Tovkhon monastery - Nomadays

Mongolia

Tovkhon monastery

Tovkhon Monastery is 2312 metres (1,4 mile) above the sea level, at the top of the sacred hill Shireet Ulaan. It’s in the province of Ovorkhangai, in the sum of Bat Ulzii. Surrounded by rocks and forests of larches, it dominates Orkhon Valley.

History

In 1648, the young Zanabazar, who was only 14 years old, decides to make built a monastery on the sacred hill of Shireet Ulaan, because the place was of good omen for him. The first building was built in wood in 1651 when the young Bogd Gegeen came back from his studies, and the whole was completed three years later. Zanabazar was a very good sculptor, musician, painter, and he has been using the monastery, originally called Bayasgalant Aglag Oron, ”Land of the happy loneliness”, for his personal retreat, for more than 30 years. He used to come to gather his thoughts in a cell that was reserved for him. In this small stone cell, he’s reported to have written the soyombo alphabet and many other famous works.

The Oirats destroyed the monastery in 1688 during one of the several warlike campaigns against the Eastern Mongolians. It was restored in 1773 but sustained new serious damages during the Stalinist purges in the late 1930s, when the communist system was trying to eradicate Buddhism from the country.

Tovkhon Monastery today

From that period, two temples and two stupas remain. The other temples were built in the 18th century. The monastery started again its activity in 1992. It is inscribed on the UNESCO World Heritage List since 1996.

The site also includes Ekhiin Agui, ”the mother’s cave”, that is composed of two cavities. We can crawl in the main cavity. Once at the bottom of it, we have to turn over to sit in the small cavity. These movements symbolize gestation and birth. Anyone will make them will have a great fecundity. The persons going out from this cave are told to feel like if they had had a new birth.
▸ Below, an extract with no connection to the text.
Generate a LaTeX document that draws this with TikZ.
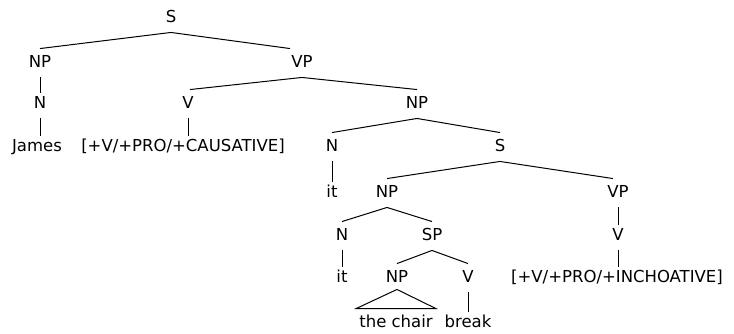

The monastery is surrounded by rocks. Some of them have historic value because they represent Zanabazar’s prints, the place where he used to rest, or the place where his horse was tied. A pile of stones is reported to find its roots at the period of the war between Khalkhs and Uulds. The Ondor Gegeen is reported to have rid away from the battlefields, using an underpass called “the door of the great pleasures”; then he’s reported to have obstructed the entrance with a big stone.